Essentially, the purpose of these macros are to arrange that a
function can call \cw{crReturn()} to return to its caller, and the
next time it is called control will resume from just after that
\cw{crReturn} statement.

This means that any local (automatic) variables declared in such a
function will be corrupted every time you call \cw{crReturn}. If you
need a variable to persist for longer than that, you \e{must} make
it a field in one of the persistent state structures: either the
local state structures \c{s} or \c{st} in each function, or the
backend-wide structure \c{ssh}.

See
\W{http://www.chiark.greenend.org.uk/~sgtatham/coroutines.html}\c{http://www.chiark.greenend.org.uk/~sgtatham/coroutines.html}
for a more in-depth discussion of what these macros are for and how
they work.

\H{udp-compile-once} Single compilation of each source file

The PuTTY build system for any given platform works on the following
very simple model:

\b Each source file is compiled precisely once, to produce a single
object file.

\b Each binary is created by linking together some combination of
those object files.

Therefore, if you need to introduce functionality to a particular
module which is only available in some of the tool binaries (for
example, a cryptographic proxy authentication mechanism which needs
to be left out of PuTTYtel to maintain its usability in
crypto-hostile jurisdictions), the \e{wrong} way to do it is by
adding \cw{#ifdef}s in (say) \cw{proxy.c}. This would require
separate compilation of \cw{proxy.c} for PuTTY and PuTTYtel, which
means that the entire \cw{Makefile}-generation architecture (see
\k{udp-makefiles-auto}) would have to be significantly redesigned.
Unless you are prepared to do that redesign yourself, \e{and}
guarantee that it will still port to any future platforms we might
decide to run on, you should not attempt this!

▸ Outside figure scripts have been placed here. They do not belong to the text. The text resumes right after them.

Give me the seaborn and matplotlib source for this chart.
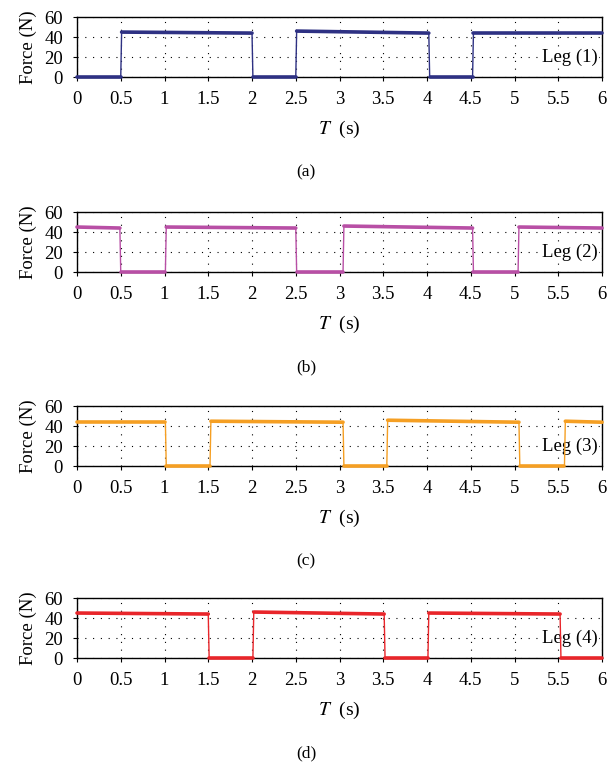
import numpy as np
import pandas as pd
import seaborn as sns
import matplotlib.pyplot as plt

# transition points of each leg (plateau start / end pairs)
leg1_t = [0.0, 0.50, 0.51, 2.00, 2.01, 2.50, 2.51, 4.02, 4.03, 4.52, 4.53, 6.0]
leg1_f = [0, 0, 45, 44, 0, 0, 46, 44, 0, 0, 44, 44]

leg2_t = [0.0, 0.49, 0.50, 1.01, 1.02, 2.50, 2.51, 3.04, 3.05, 4.52, 4.53, 5.04, 5.05, 6.0]
leg2_f = [45, 44, 0, 0, 45, 44, 0, 0, 46, 44, 0, 0, 45, 44]

leg3_t = [0.0, 1.01, 1.02, 1.52, 1.53, 3.04, 3.05, 3.54, 3.55, 5.05, 5.06, 5.57, 5.58, 6.0]
leg3_f = [44, 44, 0, 0, 45, 44, 0, 0, 46, 44, 0, 0, 45, 44]

leg4_t = [0.0, 1.50, 1.51, 2.01, 2.02, 3.51, 3.52, 4.01, 4.02, 5.52, 5.53, 6.0]
leg4_f = [45, 44, 0, 0, 46, 44, 0, 0, 45, 44, 0, 0]

legs = [leg1_t, leg2_t, leg3_t, leg4_t]
forces = [leg1_f, leg2_f, leg3_f, leg4_f]
colors = ["#2e3183", "#b84fa5", "#f59f23", "#e8252a"]
names = ["Leg (1)", "Leg (2)", "Leg (3)", "Leg (4)"]
panels = ["(a)", "(b)", "(c)", "(d)"]

sns.set_style("ticks")
plt.rcParams['font.family'] = ['Liberation Serif', 'DejaVu Serif']
plt.rcParams['mathtext.fontset'] = 'stix'
plt.rcParams['text.color'] = 'black'
plt.rcParams['axes.labelcolor'] = 'black'
plt.rcParams['xtick.color'] = 'black'
plt.rcParams['ytick.color'] = 'black'

fig = plt.figure(figsize=(6.12, 7.63), dpi=100)
bottoms = [0.899, 0.6435, 0.389, 0.1376]

for i in range(4):
    ax = fig.add_axes([0.1258, bottoms[i], 0.858, 0.0786])
    df = pd.DataFrame({"t": legs[i], "f": forces[i]})
    # thin line for the whole trace
    sns.lineplot(data=df, x="t", y="f", ax=ax, color=colors[i], lw=1.0,
                 estimator=None, sort=False, clip_on=False, zorder=3)
    # thick plateaus
    for k in range(0, len(df), 2):
        seg = df.iloc[k:k + 2]
        sns.lineplot(data=seg, x="t", y="f", ax=ax, color=colors[i], lw=2.6,
                     estimator=None, sort=False, clip_on=False, zorder=3)
    ax.set_xlim(0, 6)
    ax.set_ylim(0, 60)
    ax.set_xticks(np.arange(0, 6.01, 0.5))
    ax.set_xticklabels(["0", "0.5", "1", "1.5", "2", "2.5", "3", "3.5", "4",
                        "4.5", "5", "5.5", "6"])
    ax.set_yticks([0, 20, 40, 60])
    ax.tick_params(labelsize=13.5, length=3, width=0.8, direction="out")
    ax.tick_params(axis="x", pad=7)
    ax.tick_params(axis="y", pad=7)
    ax.grid(True, color="black", linestyle=(0, (1, 6)), lw=0.8)
    for s in ax.spines.values():
        s.set_linewidth(1.0)
        s.set_color("black")
    ax.set_xlabel("$T$  (s)", fontsize=14, labelpad=8)
    ax.set_ylabel("Force (N)", fontsize=13.5, labelpad=5)
    ax.text(5.95, 20, names[i], ha="right", va="center", fontsize=13.5, zorder=2,
            bbox=dict(facecolor="white", edgecolor="none", pad=1))
    fig.text(0.5, bottoms[i] - 0.125, panels[i], ha="center", va="center", fontsize=12.5)

fig.savefig("out.png", dpi=100)
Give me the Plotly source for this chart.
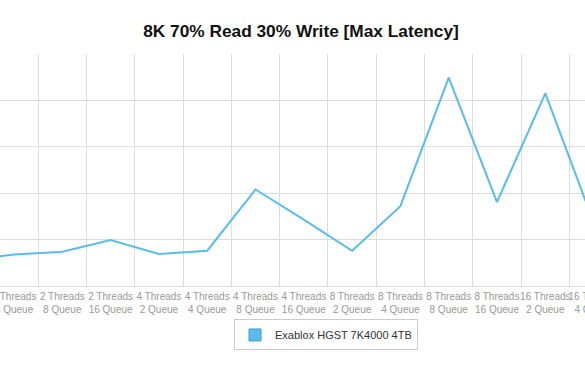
import plotly.graph_objects as go

categories = [
    "2 Threads<br>2 Queue", "2 Threads<br>4 Queue", "2 Threads<br>8 Queue", "2 Threads<br>16 Queue",
    "4 Threads<br>2 Queue", "4 Threads<br>4 Queue", "4 Threads<br>8 Queue", "4 Threads<br>16 Queue",
    "8 Threads<br>2 Queue", "8 Threads<br>4 Queue", "8 Threads<br>8 Queue", "8 Threads<br>16 Queue",
    "16 Threads<br>2 Queue", "16 Threads<br>4 Queue",
]
max_latency = [55, 68, 74, 99, 69, 76, 208, 143, 76, 172, 449, 181, 415, 137]
series_name = "Exablox HGST 7K4000 4TB"

line_color = "#57bdec"
font_family = "Liberation Sans, Arial, Helvetica, sans-serif"

W = 640  # figure is wider than the 585px window; the right part is cut off like in the reference

fig = go.Figure()
fig.add_trace(go.Scatter(
    x=categories, y=max_latency, mode="lines",
    line=dict(color=line_color, width=2),
    showlegend=False, hoverinfo="x+y",
))
# legend entry with a square swatch
fig.add_trace(go.Scatter(
    x=[None], y=[None], mode="markers", name=series_name,
    marker=dict(symbol="square", size=12, color=line_color,
                line=dict(color="#3a9fd0", width=1)),
))

fig.update_layout(
    width=W, height=375,
    margin=dict(l=0, r=0, t=54, b=88.5, autoexpand=False),
    paper_bgcolor="white", plot_bgcolor="white",
    font=dict(family=font_family),
    title=dict(text="<b>8K 70% Read 30% Write [Max Latency]</b>",
               x=301/W, xanchor="center", y=1-30.5/375, yanchor="middle",
               font=dict(size=17.3, color="#111111", family=font_family)),
    legend=dict(orientation="h", x=234/W, xanchor="left", y=-0.211, yanchor="middle",
                bordercolor="#cccccc", borderwidth=1,
                font=dict(size=11, color="#333333")),
)
fig.update_xaxes(
    type="category", categoryorder="array", categoryarray=categories,
    range=[0.71, 0.71 + W/48.3], tickson="boundaries", ticks="",
    showgrid=True, gridcolor="#dddddd", gridwidth=1,
    tickangle=0, ticklabeloverflow="allow", automargin=False,
    ticklabelstandoff=3,
    tickfont=dict(size=10, color="#999999"),
    showline=False, zeroline=False,
)
fig.update_yaxes(
    range=[0, 500], dtick=100, showticklabels=False, automargin=False,
    showgrid=True, gridcolor="#dddddd", gridwidth=1,
    zeroline=True, zerolinecolor="#dddddd", zerolinewidth=1,
    showline=False,
)

fig.write_html(
    "out.html",
    config={"displayModeBar": False},
    post_script="document.body.style.margin='0';document.body.style.overflow='hidden';",
)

The \e{right} way to introduce a feature like this is to put the new
code in a separate source file, and (if necessary) introduce a
second new source file defining the same set of functions, but
defining them as stubs which don't provide the feature. Then the
module whose behaviour needs to vary (\cw{proxy.c} in this example)
can call the functions defined in these two modules, and it will
either provide the new feature or not provide it according to which
of your new modules it is linked with.

Of course, object files are never shared \e{between} platforms; so
it is allowable to use \cw{#ifdef} to select between platforms. This
happens in \cw{puttyps.h} (choosing which of the platform-specific
include files to use), and also in \cw{misc.c} (the Windows-specific
\q{Minefield} memory diagnostic system). It should be used
sparingly, though, if at all.

\H{udp-perfection} Do as we say, not as we do

The current PuTTY code probably does not conform strictly to \e{all}
of the principles listed above. There may be the occasional
SSH-specific piece of code in what should be a backend-independent
module, or the occasional dependence on a non-standard X library
function under Unix.

This should not be taken as a licence to go ahead and violate the
rules. Where we violate them ourselves, we're not happy about it,
and we would welcome patches that fix any existing problems. Please
try to help us make our code better, not worse!